Question 1 (Dixit model, capacity expansion as a credible entry deterring commitment) In the Dixit model market demand is given by P=100-2(q1+q2). Production or each unit of the good requires a cost r=20 per unit of capacity and w=20 for labor. Each firm also has a fixed cost F1=100 and F2>0. [Advice before you start the problem: as preliminary work, you may find it helpful to start with deriving the best response function of a firm in a quantity competition when market demand is as above and the firm’s marginal cost is a general constant c. You can then use this for several of the parts below, replacing with the relevant marginal cost and quantity as needed for each time.]

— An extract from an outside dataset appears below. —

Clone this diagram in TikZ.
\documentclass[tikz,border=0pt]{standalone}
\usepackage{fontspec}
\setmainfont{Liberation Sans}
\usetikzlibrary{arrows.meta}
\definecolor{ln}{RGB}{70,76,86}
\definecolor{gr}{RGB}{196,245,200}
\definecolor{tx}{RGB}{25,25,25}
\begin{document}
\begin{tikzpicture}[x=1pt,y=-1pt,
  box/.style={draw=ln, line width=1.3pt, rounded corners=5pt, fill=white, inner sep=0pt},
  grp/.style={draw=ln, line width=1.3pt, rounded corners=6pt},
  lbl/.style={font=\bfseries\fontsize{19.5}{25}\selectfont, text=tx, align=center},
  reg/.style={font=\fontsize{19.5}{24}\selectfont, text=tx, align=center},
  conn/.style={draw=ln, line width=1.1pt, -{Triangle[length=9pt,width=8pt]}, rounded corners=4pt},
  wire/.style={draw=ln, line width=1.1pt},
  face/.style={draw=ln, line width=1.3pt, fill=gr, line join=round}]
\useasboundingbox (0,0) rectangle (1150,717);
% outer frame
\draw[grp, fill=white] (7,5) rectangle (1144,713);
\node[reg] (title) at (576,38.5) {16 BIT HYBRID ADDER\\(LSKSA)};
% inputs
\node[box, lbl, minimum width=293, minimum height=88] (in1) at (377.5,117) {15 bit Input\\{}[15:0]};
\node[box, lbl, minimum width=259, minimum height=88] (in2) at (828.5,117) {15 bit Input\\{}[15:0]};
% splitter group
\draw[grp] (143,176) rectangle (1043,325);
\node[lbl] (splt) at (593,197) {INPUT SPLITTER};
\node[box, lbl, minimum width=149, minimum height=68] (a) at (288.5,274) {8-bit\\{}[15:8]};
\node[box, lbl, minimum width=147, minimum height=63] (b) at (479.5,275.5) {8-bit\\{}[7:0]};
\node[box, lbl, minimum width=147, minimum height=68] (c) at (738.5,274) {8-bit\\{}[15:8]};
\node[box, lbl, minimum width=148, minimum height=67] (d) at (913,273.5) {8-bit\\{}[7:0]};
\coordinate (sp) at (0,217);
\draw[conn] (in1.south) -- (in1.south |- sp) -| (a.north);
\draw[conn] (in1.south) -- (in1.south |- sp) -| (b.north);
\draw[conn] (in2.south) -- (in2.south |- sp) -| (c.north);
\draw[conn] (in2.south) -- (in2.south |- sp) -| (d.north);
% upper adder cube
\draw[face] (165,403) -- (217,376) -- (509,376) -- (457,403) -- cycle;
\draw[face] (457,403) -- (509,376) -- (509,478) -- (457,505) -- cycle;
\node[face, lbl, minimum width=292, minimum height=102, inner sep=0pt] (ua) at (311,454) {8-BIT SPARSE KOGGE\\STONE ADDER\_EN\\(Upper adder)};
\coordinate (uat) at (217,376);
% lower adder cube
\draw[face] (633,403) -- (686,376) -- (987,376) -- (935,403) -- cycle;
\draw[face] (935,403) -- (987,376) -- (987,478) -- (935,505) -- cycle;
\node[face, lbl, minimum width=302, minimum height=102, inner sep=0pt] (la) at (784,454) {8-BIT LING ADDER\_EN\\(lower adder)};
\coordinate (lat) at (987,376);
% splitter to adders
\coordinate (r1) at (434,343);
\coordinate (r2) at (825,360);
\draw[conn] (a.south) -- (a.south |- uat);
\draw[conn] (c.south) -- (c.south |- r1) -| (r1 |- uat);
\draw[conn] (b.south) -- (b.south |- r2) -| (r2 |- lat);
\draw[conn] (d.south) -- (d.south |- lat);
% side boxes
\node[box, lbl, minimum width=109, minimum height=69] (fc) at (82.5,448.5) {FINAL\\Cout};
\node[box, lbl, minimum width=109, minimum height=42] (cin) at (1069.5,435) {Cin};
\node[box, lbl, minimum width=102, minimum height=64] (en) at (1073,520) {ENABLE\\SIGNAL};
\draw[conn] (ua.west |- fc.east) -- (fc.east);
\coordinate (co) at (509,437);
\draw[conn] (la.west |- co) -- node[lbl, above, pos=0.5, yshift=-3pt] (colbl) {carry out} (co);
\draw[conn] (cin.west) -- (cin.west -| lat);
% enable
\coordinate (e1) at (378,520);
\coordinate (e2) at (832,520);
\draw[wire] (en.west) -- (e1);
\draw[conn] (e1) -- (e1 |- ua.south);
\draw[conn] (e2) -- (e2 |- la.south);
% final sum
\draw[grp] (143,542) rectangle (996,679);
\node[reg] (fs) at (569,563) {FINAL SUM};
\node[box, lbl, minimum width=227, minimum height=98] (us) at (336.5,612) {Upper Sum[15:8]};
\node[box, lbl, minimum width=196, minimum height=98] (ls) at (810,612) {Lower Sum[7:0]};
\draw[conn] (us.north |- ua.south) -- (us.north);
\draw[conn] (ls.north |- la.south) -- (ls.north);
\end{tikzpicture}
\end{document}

a) If the firms compete according to a symmetric Cournot game when each firm has a marginal cost c=w+r=40, what are the best response functions? What is the equilibrium?

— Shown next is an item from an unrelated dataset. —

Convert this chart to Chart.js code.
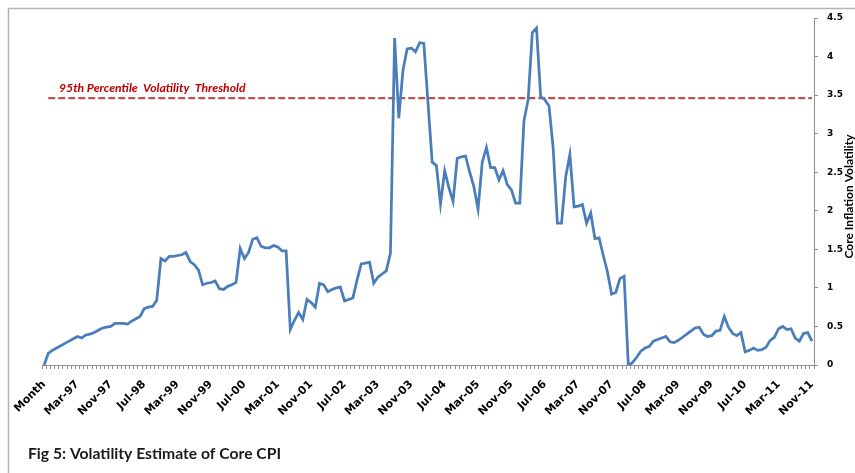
<!DOCTYPE html>
<html lang="en">
<head>
<meta charset="UTF-8" />
<title>Fig 5: Volatility Estimate of Core CPI</title>
<script src="https://cdn.jsdelivr.net/npm/chart.js"></script>
<style>
  html, body { margin: 0; padding: 0; background: #fff; }
  .wrap { position: relative; width: 855px; height: 473px; }
</style>
</head>
<body>
<div class="wrap"><canvas id="volChart"></canvas></div>
<script>
  // first row of the sheet is the header "Month", months run Aug-96 .. Nov-11
  const firstLabel = "Month";
  const monthNames = ["Jan", "Feb", "Mar", "Apr", "May", "Jun", "Jul", "Aug", "Sep", "Oct", "Nov", "Dec"];
  const startYear = 1996;
  const startMonth = 7; // Aug
  const labelEvery = 8;

  const categories = [firstLabel];
  for (let i = 0; i < 184; i++) {
    const m = startMonth + i;
    const yy = String((startYear + Math.floor(m / 12)) % 100).padStart(2, "0");
    categories.push(monthNames[m % 12] + "-" + yy);
  }

  const volatility = [
    0.00, 0.15, 0.19, 0.22, 0.25, 0.28, 0.31, 0.34, 0.37, 0.35,
    0.39, 0.40, 0.42, 0.45, 0.48, 0.49, 0.50, 0.54, 0.54, 0.54,
    0.53, 0.57, 0.60, 0.63, 0.73, 0.75, 0.76, 0.84, 1.38, 1.35,
    1.41, 1.41, 1.42, 1.43, 1.46, 1.34, 1.30, 1.23, 1.04, 1.06,
    1.07, 1.09, 0.99, 0.98, 1.02, 1.04, 1.07, 1.51, 1.38, 1.46,
    1.63, 1.65, 1.54, 1.52, 1.52, 1.55, 1.53, 1.48, 1.48, 0.46,
    0.58, 0.68, 0.59, 0.85, 0.81, 0.75, 1.06, 1.04, 0.95, 0.98,
    1.00, 1.01, 0.83, 0.85, 0.87, 1.10, 1.31, 1.32, 1.33, 1.06,
    1.14, 1.18, 1.22, 1.45, 4.24, 3.20, 3.82, 4.10, 4.11, 4.06,
    4.18, 4.17, 3.40, 2.63, 2.59, 2.09, 2.52, 2.30, 2.12, 2.68,
    2.70, 2.71, 2.50, 2.31, 2.02, 2.63, 2.82, 2.56, 2.56, 2.40,
    2.52, 2.34, 2.27, 2.10, 2.10, 3.17, 3.44, 4.31, 4.37, 3.48,
    3.44, 3.36, 2.81, 1.84, 1.84, 2.44, 2.73, 2.05, 2.06, 2.08,
    1.84, 1.97, 1.64, 1.65, 1.42, 1.21, 0.92, 0.94, 1.12, 1.15,
    0.00, 0.03, 0.10, 0.18, 0.22, 0.24, 0.31, 0.33, 0.35, 0.37,
    0.30, 0.29, 0.32, 0.36, 0.40, 0.44, 0.48, 0.49, 0.40, 0.37,
    0.38, 0.44, 0.45, 0.63, 0.49, 0.41, 0.38, 0.42, 0.17, 0.19,
    0.22, 0.19, 0.20, 0.23, 0.32, 0.36, 0.47, 0.50, 0.46, 0.47,
    0.35, 0.31, 0.41, 0.42, 0.31
  ];

  const thresholdValue = 3.46;
  const thresholdLabel = "95th Percentile  Volatility  Threshold";
  const yTicks = { min: 0, max: 4.5, step: 0.5 };
  const yTitle = "Core Inflation Volatility";
  const caption = "Fig 5: Volatility Estimate of Core CPI";

  // threshold series has no value on the header row
  const thresholdSeries = categories.map((c, i) => (i === 0 ? null : thresholdValue));

  const axisGrey = "#8e8e8e";

  const decorations = {
    id: "decorations",
    afterDraw(chart) {
      const ctx = chart.ctx;
      const area = chart.chartArea;
      const y = chart.scales.y;
      ctx.save();

      // outer frame (only top and left edges are inside the picture)
      ctx.strokeStyle = "#b4b4b4";
      ctx.lineWidth = 1.5;
      ctx.beginPath();
      ctx.moveTo(8.5, 473);
      ctx.lineTo(8.5, 8.5);
      ctx.lineTo(855, 8.5);
      ctx.stroke();

      // threshold text
      ctx.fillStyle = "#c00000";
      ctx.font = "italic bold 12.2px Lato";
      ctx.textAlign = "left";
      ctx.textBaseline = "alphabetic";
      ctx.fillText(thresholdLabel, area.left + 17, y.getPixelForValue(thresholdValue) - 6);

      // y axis title, reading bottom to top, cut by the right edge
      ctx.fillStyle = "#000";
      ctx.font = "bold 12px Lato";
      ctx.translate(853, (area.top + area.bottom) / 2 + 5);
      ctx.rotate(-Math.PI / 2);
      ctx.textAlign = "center";
      ctx.fillText(yTitle, 0, 0);
      ctx.restore();

      // caption
      ctx.save();
      ctx.fillStyle = "#1a1a1a";
      ctx.font = "bold 15.7px Lato";
      ctx.textAlign = "left";
      ctx.textBaseline = "alphabetic";
      ctx.fillText(caption, 28, 459);
      ctx.restore();
    }
  };

  new Chart(document.getElementById("volChart"), {
    type: "line",
    data: {
      labels: categories,
      datasets: [
        {
          label: "Volatility",
          data: volatility,
          borderColor: "#4a7ebb",
          borderWidth: 2.75,
          pointRadius: 0,
          tension: 0,
          fill: false
        },
        {
          label: "Threshold",
          data: thresholdSeries,
          borderColor: "#c0504d",
          borderWidth: 2.25,
          borderDash: [7, 3],
          pointRadius: 0,
          tension: 0,
          fill: false
        }
      ]
    },
    options: {
      responsive: true,
      maintainAspectRatio: false,
      animation: false,
      layout: { padding: { left: 42, top: 18, right: 0, bottom: 0 } },
      plugins: {
        legend: { display: false },
        tooltip: { enabled: false }
      },
      scales: {
        x: {
          type: "category",
          offset: true,
          grid: {
            offset: true,
            drawOnChartArea: false,
            drawTicks: true,
            tickLength: 4,
            color: axisGrey
          },
          border: { display: true, color: axisGrey, width: 1 },
          ticks: {
            autoSkip: false,
            maxRotation: 45,
            minRotation: 45,
            padding: 9,
            color: "#000",
            font: { family: "DejaVu Sans", size: 11, weight: "bold" },
            callback: function (val, idx) {
              return idx % labelEvery === 0 ? this.getLabelForValue(val) : "";
            }
          },
          afterFit(scale) { scale.height = 108; }
        },
        y: {
          position: "right",
          min: yTicks.min,
          max: yTicks.max,
          grid: {
            drawOnChartArea: false,
            drawTicks: true,
            tickLength: 4,
            color: axisGrey
          },
          border: { display: true, color: axisGrey, width: 1 },
          ticks: {
            stepSize: yTicks.step,
            padding: 9,
            color: "#000",
            font: { family: "DejaVu Sans", size: 9, weight: "bold" },
            callback: (v) => String(v)
          },
          afterFit(scale) { scale.width = 41; }
        }
      }
    },
    plugins: [decorations]
  });
</script>
</body>
</html>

b) If the incumbent were a monopolist in the market, with a constant marginal cost c=40, what would his price, quantity and profit be?
c) If the two firms compete according to an asymmetric Cournot game where the incumbent had a marginal cost c1=w=20 and the entrant had a marginal cost c2=w+r=40, what would the asymmetric Cournot equilibrium be?
d) If both firm have a marginal cost c=w+r=40, but they compete according to the Stackelberg game, (incumbent moves first and then the entrant) what quantity would each firm produce? What would the market price be? What would the profit or each firm be?
e) For what value of the fixed cost F2 is entry blockaded?
f) If F2=98 is entry deterred or accommodated?